-- BEGIN SUPPLIED DATA --

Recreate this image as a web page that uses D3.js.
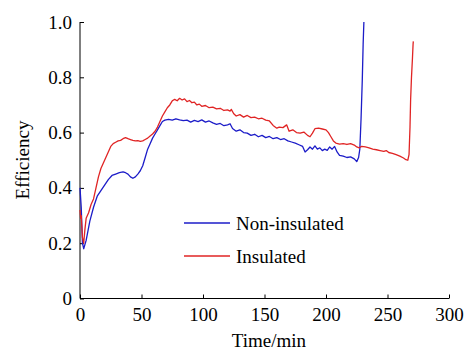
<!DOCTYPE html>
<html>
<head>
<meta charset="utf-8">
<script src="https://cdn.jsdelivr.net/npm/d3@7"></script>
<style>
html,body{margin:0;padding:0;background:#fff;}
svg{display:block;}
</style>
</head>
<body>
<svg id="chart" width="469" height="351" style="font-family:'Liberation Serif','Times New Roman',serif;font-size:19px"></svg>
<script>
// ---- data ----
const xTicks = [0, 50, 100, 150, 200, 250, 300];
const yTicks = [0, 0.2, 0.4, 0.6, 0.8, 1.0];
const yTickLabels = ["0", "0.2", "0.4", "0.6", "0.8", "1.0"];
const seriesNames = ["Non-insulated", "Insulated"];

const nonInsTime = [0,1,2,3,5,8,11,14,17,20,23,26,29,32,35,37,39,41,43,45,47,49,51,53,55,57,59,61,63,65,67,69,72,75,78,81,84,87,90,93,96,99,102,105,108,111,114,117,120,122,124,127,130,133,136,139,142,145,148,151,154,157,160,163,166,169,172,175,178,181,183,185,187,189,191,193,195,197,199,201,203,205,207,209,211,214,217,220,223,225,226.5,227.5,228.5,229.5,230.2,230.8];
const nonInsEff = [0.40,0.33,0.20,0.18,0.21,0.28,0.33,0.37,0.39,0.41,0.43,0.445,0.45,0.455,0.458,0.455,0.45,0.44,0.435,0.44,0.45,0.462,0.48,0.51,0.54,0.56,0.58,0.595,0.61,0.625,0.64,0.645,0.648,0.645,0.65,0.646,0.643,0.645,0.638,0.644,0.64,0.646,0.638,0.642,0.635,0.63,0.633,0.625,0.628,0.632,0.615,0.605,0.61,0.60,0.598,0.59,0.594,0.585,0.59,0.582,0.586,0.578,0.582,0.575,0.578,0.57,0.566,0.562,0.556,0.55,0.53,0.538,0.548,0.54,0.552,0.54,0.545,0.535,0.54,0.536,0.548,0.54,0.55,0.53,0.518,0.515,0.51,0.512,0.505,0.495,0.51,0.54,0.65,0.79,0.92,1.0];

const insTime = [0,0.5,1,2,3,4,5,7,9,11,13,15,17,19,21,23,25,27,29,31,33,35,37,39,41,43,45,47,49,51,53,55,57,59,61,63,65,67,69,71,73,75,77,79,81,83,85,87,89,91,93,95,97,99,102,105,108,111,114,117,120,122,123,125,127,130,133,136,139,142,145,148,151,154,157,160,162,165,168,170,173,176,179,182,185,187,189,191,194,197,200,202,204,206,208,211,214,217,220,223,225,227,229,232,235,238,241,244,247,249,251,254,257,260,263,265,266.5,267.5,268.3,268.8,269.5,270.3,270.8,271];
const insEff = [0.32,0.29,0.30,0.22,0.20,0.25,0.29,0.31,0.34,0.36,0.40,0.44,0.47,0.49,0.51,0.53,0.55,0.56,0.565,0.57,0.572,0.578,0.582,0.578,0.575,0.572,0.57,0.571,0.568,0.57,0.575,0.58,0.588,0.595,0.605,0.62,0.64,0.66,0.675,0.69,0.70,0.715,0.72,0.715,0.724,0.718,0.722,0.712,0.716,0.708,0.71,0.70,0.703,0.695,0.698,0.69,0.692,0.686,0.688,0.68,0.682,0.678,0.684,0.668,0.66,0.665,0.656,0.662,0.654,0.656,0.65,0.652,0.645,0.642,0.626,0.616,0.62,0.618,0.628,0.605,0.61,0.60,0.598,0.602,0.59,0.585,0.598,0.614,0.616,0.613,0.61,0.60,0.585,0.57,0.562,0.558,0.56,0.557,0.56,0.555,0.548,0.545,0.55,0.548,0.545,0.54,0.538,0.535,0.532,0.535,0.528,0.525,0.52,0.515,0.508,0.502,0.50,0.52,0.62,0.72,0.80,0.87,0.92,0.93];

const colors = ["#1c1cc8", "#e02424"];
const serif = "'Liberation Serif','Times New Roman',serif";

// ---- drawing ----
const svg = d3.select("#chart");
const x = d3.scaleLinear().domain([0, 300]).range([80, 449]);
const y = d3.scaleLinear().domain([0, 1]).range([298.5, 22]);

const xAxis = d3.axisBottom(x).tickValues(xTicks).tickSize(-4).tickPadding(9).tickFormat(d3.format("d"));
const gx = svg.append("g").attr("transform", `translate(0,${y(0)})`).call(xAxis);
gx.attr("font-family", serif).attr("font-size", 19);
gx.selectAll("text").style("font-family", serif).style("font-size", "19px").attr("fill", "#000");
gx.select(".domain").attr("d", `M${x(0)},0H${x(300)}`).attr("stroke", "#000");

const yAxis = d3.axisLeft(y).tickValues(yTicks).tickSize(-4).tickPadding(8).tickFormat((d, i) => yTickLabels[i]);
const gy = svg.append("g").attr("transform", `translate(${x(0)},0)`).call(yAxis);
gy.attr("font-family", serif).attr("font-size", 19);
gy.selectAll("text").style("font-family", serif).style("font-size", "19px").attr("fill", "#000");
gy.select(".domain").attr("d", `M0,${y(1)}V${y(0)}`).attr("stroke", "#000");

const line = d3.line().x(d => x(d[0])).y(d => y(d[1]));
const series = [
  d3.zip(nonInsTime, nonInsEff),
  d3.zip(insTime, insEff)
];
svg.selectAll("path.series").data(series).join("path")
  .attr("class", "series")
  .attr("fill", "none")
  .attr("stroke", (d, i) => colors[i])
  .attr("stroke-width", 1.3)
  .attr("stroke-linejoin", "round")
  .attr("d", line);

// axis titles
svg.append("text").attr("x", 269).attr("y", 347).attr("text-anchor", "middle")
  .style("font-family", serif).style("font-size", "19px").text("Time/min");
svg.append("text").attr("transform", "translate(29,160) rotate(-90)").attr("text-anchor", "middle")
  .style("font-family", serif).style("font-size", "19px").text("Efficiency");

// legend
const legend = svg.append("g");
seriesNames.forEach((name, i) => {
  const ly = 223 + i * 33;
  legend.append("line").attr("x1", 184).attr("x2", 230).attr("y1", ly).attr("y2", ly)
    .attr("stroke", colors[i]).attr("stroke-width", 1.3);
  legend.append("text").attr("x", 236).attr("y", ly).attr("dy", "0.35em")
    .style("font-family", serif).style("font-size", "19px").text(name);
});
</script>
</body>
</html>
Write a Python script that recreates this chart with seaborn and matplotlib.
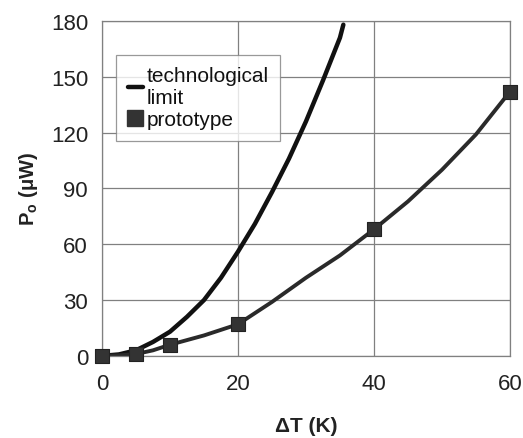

-- END SUPPLIED DATA --

Keep the pictures out of your copy, and repeat every entry above exactly.

Recreate this image as a web page that uses D3.js.
<!DOCTYPE html>
<html>
<head>
<meta charset="utf-8">
<script src="https://cdn.jsdelivr.net/npm/d3@7"></script>
<style>
html,body{margin:0;padding:0;background:#fff;}
svg{display:block;}
</style>
</head>
<body>
<svg id="chart" width="469" height="351" style="font-family:'Liberation Serif','Times New Roman',serif;font-size:19px"></svg>
<script>
// ---- data ----
const xTicks = [0, 50, 100, 150, 200, 250, 300];
const yTicks = [0, 0.2, 0.4, 0.6, 0.8, 1.0];
const yTickLabels = ["0", "0.2", "0.4", "0.6", "0.8", "1.0"];
const seriesNames = ["Non-insulated", "Insulated"];

const nonInsTime = [0,1,2,3,5,8,11,14,17,20,23,26,29,32,35,37,39,41,43,45,47,49,51,53,55,57,59,61,63,65,67,69,72,75,78,81,84,87,90,93,96,99,102,105,108,111,114,117,120,122,124,127,130,133,136,139,142,145,148,151,154,157,160,163,166,169,172,175,178,181,183,185,187,189,191,193,195,197,199,201,203,205,207,209,211,214,217,220,223,225,226.5,227.5,228.5,229.5,230.2,230.8];
const nonInsEff = [0.40,0.33,0.20,0.18,0.21,0.28,0.33,0.37,0.39,0.41,0.43,0.445,0.45,0.455,0.458,0.455,0.45,0.44,0.435,0.44,0.45,0.462,0.48,0.51,0.54,0.56,0.58,0.595,0.61,0.625,0.64,0.645,0.648,0.645,0.65,0.646,0.643,0.645,0.638,0.644,0.64,0.646,0.638,0.642,0.635,0.63,0.633,0.625,0.628,0.632,0.615,0.605,0.61,0.60,0.598,0.59,0.594,0.585,0.59,0.582,0.586,0.578,0.582,0.575,0.578,0.57,0.566,0.562,0.556,0.55,0.53,0.538,0.548,0.54,0.552,0.54,0.545,0.535,0.54,0.536,0.548,0.54,0.55,0.53,0.518,0.515,0.51,0.512,0.505,0.495,0.51,0.54,0.65,0.79,0.92,1.0];

const insTime = [0,0.5,1,2,3,4,5,7,9,11,13,15,17,19,21,23,25,27,29,31,33,35,37,39,41,43,45,47,49,51,53,55,57,59,61,63,65,67,69,71,73,75,77,79,81,83,85,87,89,91,93,95,97,99,102,105,108,111,114,117,120,122,123,125,127,130,133,136,139,142,145,148,151,154,157,160,162,165,168,170,173,176,179,182,185,187,189,191,194,197,200,202,204,206,208,211,214,217,220,223,225,227,229,232,235,238,241,244,247,249,251,254,257,260,263,265,266.5,267.5,268.3,268.8,269.5,270.3,270.8,271];
const insEff = [0.32,0.29,0.30,0.22,0.20,0.25,0.29,0.31,0.34,0.36,0.40,0.44,0.47,0.49,0.51,0.53,0.55,0.56,0.565,0.57,0.572,0.578,0.582,0.578,0.575,0.572,0.57,0.571,0.568,0.57,0.575,0.58,0.588,0.595,0.605,0.62,0.64,0.66,0.675,0.69,0.70,0.715,0.72,0.715,0.724,0.718,0.722,0.712,0.716,0.708,0.71,0.70,0.703,0.695,0.698,0.69,0.692,0.686,0.688,0.68,0.682,0.678,0.684,0.668,0.66,0.665,0.656,0.662,0.654,0.656,0.65,0.652,0.645,0.642,0.626,0.616,0.62,0.618,0.628,0.605,0.61,0.60,0.598,0.602,0.59,0.585,0.598,0.614,0.616,0.613,0.61,0.60,0.585,0.57,0.562,0.558,0.56,0.557,0.56,0.555,0.548,0.545,0.55,0.548,0.545,0.54,0.538,0.535,0.532,0.535,0.528,0.525,0.52,0.515,0.508,0.502,0.50,0.52,0.62,0.72,0.80,0.87,0.92,0.93];

const colors = ["#1c1cc8", "#e02424"];
const serif = "'Liberation Serif','Times New Roman',serif";

// ---- drawing ----
const svg = d3.select("#chart");
const x = d3.scaleLinear().domain([0, 300]).range([80, 449]);
const y = d3.scaleLinear().domain([0, 1]).range([298.5, 22]);

const xAxis = d3.axisBottom(x).tickValues(xTicks).tickSize(-4).tickPadding(9).tickFormat(d3.format("d"));
const gx = svg.append("g").attr("transform", `translate(0,${y(0)})`).call(xAxis);
gx.attr("font-family", serif).attr("font-size", 19);
gx.selectAll("text").style("font-family", serif).style("font-size", "19px").attr("fill", "#000");
gx.select(".domain").attr("d", `M${x(0)},0H${x(300)}`).attr("stroke", "#000");

const yAxis = d3.axisLeft(y).tickValues(yTicks).tickSize(-4).tickPadding(8).tickFormat((d, i) => yTickLabels[i]);
const gy = svg.append("g").attr("transform", `translate(${x(0)},0)`).call(yAxis);
gy.attr("font-family", serif).attr("font-size", 19);
gy.selectAll("text").style("font-family", serif).style("font-size", "19px").attr("fill", "#000");
gy.select(".domain").attr("d", `M0,${y(1)}V${y(0)}`).attr("stroke", "#000");

const line = d3.line().x(d => x(d[0])).y(d => y(d[1]));
const series = [
  d3.zip(nonInsTime, nonInsEff),
  d3.zip(insTime, insEff)
];
svg.selectAll("path.series").data(series).join("path")
  .attr("class", "series")
  .attr("fill", "none")
  .attr("stroke", (d, i) => colors[i])
  .attr("stroke-width", 1.3)
  .attr("stroke-linejoin", "round")
  .attr("d", line);

// axis titles
svg.append("text").attr("x", 269).attr("y", 347).attr("text-anchor", "middle")
  .style("font-family", serif).style("font-size", "19px").text("Time/min");
svg.append("text").attr("transform", "translate(29,160) rotate(-90)").attr("text-anchor", "middle")
  .style("font-family", serif).style("font-size", "19px").text("Efficiency");

// legend
const legend = svg.append("g");
seriesNames.forEach((name, i) => {
  const ly = 223 + i * 33;
  legend.append("line").attr("x1", 184).attr("x2", 230).attr("y1", ly).attr("y2", ly)
    .attr("stroke", colors[i]).attr("stroke-width", 1.3);
  legend.append("text").attr("x", 236).attr("y", ly).attr("dy", "0.35em")
    .style("font-family", serif).style("font-size", "19px").text(name);
});
</script>
</body>
</html>
Write a Python script that recreates this chart with seaborn and matplotlib.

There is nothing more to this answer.